» Problem statement: Omit the images. Copy each entry word for word.

──────────────────────────────

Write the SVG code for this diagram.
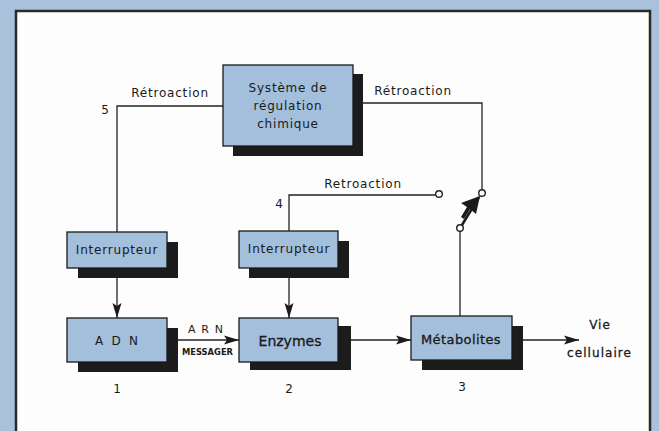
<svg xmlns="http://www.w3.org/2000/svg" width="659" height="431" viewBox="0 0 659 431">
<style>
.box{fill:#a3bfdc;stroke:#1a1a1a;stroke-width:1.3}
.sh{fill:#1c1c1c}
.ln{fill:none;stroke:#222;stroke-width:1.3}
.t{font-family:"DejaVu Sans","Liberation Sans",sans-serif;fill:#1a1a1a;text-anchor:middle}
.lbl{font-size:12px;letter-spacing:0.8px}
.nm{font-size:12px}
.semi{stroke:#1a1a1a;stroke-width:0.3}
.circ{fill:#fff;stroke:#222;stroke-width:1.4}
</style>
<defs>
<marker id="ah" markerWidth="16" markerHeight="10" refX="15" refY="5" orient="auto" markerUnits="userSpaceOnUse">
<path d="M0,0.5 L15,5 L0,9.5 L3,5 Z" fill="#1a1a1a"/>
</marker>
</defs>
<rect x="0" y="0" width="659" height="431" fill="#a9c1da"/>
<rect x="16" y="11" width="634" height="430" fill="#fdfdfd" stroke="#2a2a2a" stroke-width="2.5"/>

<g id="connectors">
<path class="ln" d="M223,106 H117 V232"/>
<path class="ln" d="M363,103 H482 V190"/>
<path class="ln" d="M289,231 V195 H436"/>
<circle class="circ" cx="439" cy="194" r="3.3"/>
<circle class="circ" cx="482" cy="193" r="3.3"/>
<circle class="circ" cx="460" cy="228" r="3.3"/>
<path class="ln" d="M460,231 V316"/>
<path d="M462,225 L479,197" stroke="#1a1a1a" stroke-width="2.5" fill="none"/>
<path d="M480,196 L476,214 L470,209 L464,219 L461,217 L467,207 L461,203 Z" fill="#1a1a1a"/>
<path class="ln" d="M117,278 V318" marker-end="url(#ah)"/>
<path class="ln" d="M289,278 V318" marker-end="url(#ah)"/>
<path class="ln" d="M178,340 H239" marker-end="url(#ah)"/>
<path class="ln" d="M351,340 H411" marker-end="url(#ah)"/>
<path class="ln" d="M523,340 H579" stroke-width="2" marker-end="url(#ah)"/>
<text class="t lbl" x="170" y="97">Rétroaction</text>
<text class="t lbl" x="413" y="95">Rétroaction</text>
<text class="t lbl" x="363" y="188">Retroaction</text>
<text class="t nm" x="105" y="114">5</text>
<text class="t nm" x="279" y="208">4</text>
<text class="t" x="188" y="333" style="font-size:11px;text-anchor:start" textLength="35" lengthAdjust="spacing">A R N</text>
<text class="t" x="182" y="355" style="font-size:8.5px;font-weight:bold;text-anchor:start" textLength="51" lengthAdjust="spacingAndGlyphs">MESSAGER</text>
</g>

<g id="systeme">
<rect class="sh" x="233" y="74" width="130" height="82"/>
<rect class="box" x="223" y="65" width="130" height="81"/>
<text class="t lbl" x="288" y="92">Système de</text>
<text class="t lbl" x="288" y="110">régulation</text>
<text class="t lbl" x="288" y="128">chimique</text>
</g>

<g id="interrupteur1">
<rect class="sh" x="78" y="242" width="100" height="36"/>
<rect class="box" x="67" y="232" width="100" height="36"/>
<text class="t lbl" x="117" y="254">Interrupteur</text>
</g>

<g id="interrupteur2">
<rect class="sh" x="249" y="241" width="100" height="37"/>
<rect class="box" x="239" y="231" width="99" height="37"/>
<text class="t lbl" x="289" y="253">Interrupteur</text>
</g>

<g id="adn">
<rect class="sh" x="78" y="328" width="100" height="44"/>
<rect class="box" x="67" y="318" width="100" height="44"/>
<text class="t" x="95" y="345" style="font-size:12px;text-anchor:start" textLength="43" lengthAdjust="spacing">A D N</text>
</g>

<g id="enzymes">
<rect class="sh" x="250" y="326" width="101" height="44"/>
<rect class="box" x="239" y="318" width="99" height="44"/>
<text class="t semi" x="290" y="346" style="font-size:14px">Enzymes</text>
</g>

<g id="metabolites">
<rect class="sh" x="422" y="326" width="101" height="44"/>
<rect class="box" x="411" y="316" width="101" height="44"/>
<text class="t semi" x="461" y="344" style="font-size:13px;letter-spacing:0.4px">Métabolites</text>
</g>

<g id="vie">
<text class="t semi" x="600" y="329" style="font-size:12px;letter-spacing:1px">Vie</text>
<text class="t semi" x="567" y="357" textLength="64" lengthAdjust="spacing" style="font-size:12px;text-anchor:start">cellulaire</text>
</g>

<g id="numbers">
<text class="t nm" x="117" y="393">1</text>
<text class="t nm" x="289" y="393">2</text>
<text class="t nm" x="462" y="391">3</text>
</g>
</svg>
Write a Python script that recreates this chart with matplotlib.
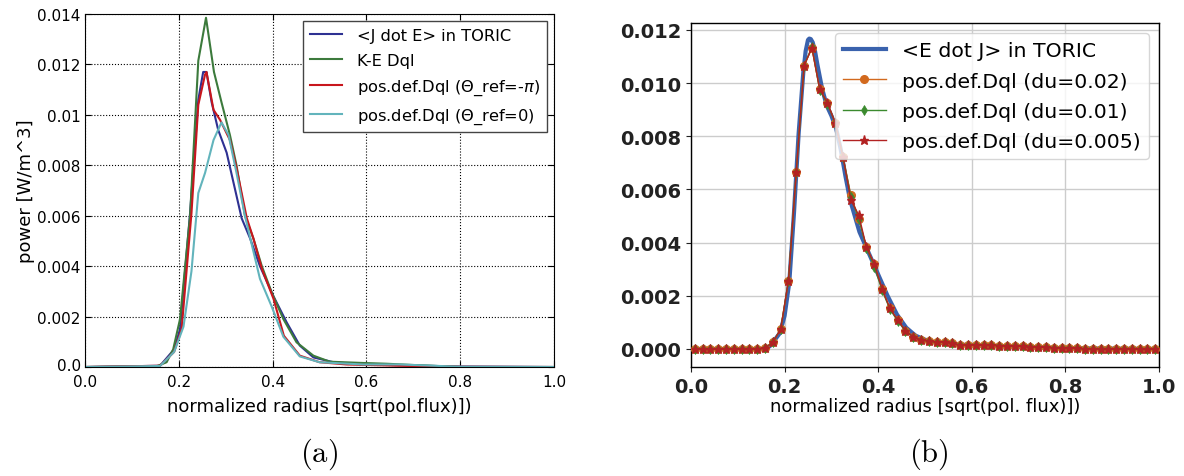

──────────────────────────────

» Solution to the exercise:
Write the SVG code for this diagram.
<svg xmlns="http://www.w3.org/2000/svg" width="659" height="431" viewBox="0 0 659 431">
<style>
.box{fill:#a3bfdc;stroke:#1a1a1a;stroke-width:1.3}
.sh{fill:#1c1c1c}
.ln{fill:none;stroke:#222;stroke-width:1.3}
.t{font-family:"DejaVu Sans","Liberation Sans",sans-serif;fill:#1a1a1a;text-anchor:middle}
.lbl{font-size:12px;letter-spacing:0.8px}
.nm{font-size:12px}
.semi{stroke:#1a1a1a;stroke-width:0.3}
.circ{fill:#fff;stroke:#222;stroke-width:1.4}
</style>
<defs>
<marker id="ah" markerWidth="16" markerHeight="10" refX="15" refY="5" orient="auto" markerUnits="userSpaceOnUse">
<path d="M0,0.5 L15,5 L0,9.5 L3,5 Z" fill="#1a1a1a"/>
</marker>
</defs>
<rect x="0" y="0" width="659" height="431" fill="#a9c1da"/>
<rect x="16" y="11" width="634" height="430" fill="#fdfdfd" stroke="#2a2a2a" stroke-width="2.5"/>

<g id="connectors">
<path class="ln" d="M223,106 H117 V232"/>
<path class="ln" d="M363,103 H482 V190"/>
<path class="ln" d="M289,231 V195 H436"/>
<circle class="circ" cx="439" cy="194" r="3.3"/>
<circle class="circ" cx="482" cy="193" r="3.3"/>
<circle class="circ" cx="460" cy="228" r="3.3"/>
<path class="ln" d="M460,231 V316"/>
<path d="M462,225 L479,197" stroke="#1a1a1a" stroke-width="2.5" fill="none"/>
<path d="M480,196 L476,214 L470,209 L464,219 L461,217 L467,207 L461,203 Z" fill="#1a1a1a"/>
<path class="ln" d="M117,278 V318" marker-end="url(#ah)"/>
<path class="ln" d="M289,278 V318" marker-end="url(#ah)"/>
<path class="ln" d="M178,340 H239" marker-end="url(#ah)"/>
<path class="ln" d="M351,340 H411" marker-end="url(#ah)"/>
<path class="ln" d="M523,340 H579" stroke-width="2" marker-end="url(#ah)"/>
<text class="t lbl" x="170" y="97">Rétroaction</text>
<text class="t lbl" x="413" y="95">Rétroaction</text>
<text class="t lbl" x="363" y="188">Retroaction</text>
<text class="t nm" x="105" y="114">5</text>
<text class="t nm" x="279" y="208">4</text>
<text class="t" x="188" y="333" style="font-size:11px;text-anchor:start" textLength="35" lengthAdjust="spacing">A R N</text>
<text class="t" x="182" y="355" style="font-size:8.5px;font-weight:bold;text-anchor:start" textLength="51" lengthAdjust="spacingAndGlyphs">MESSAGER</text>
</g>

<g id="systeme">
<rect class="sh" x="233" y="74" width="130" height="82"/>
<rect class="box" x="223" y="65" width="130" height="81"/>
<text class="t lbl" x="288" y="92">Système de</text>
<text class="t lbl" x="288" y="110">régulation</text>
<text class="t lbl" x="288" y="128">chimique</text>
</g>

<g id="interrupteur1">
<rect class="sh" x="78" y="242" width="100" height="36"/>
<rect class="box" x="67" y="232" width="100" height="36"/>
<text class="t lbl" x="117" y="254">Interrupteur</text>
</g>

<g id="interrupteur2">
<rect class="sh" x="249" y="241" width="100" height="37"/>
<rect class="box" x="239" y="231" width="99" height="37"/>
<text class="t lbl" x="289" y="253">Interrupteur</text>
</g>

<g id="adn">
<rect class="sh" x="78" y="328" width="100" height="44"/>
<rect class="box" x="67" y="318" width="100" height="44"/>
<text class="t" x="95" y="345" style="font-size:12px;text-anchor:start" textLength="43" lengthAdjust="spacing">A D N</text>
</g>

<g id="enzymes">
<rect class="sh" x="250" y="326" width="101" height="44"/>
<rect class="box" x="239" y="318" width="99" height="44"/>
<text class="t semi" x="290" y="346" style="font-size:14px">Enzymes</text>
</g>

<g id="metabolites">
<rect class="sh" x="422" y="326" width="101" height="44"/>
<rect class="box" x="411" y="316" width="101" height="44"/>
<text class="t semi" x="461" y="344" style="font-size:13px;letter-spacing:0.4px">Métabolites</text>
</g>

<g id="vie">
<text class="t semi" x="600" y="329" style="font-size:12px;letter-spacing:1px">Vie</text>
<text class="t semi" x="567" y="357" textLength="64" lengthAdjust="spacing" style="font-size:12px;text-anchor:start">cellulaire</text>
</g>

<g id="numbers">
<text class="t nm" x="117" y="393">1</text>
<text class="t nm" x="289" y="393">2</text>
<text class="t nm" x="462" y="391">3</text>
</g>
</svg>
Write a Python script that recreates this chart with matplotlib.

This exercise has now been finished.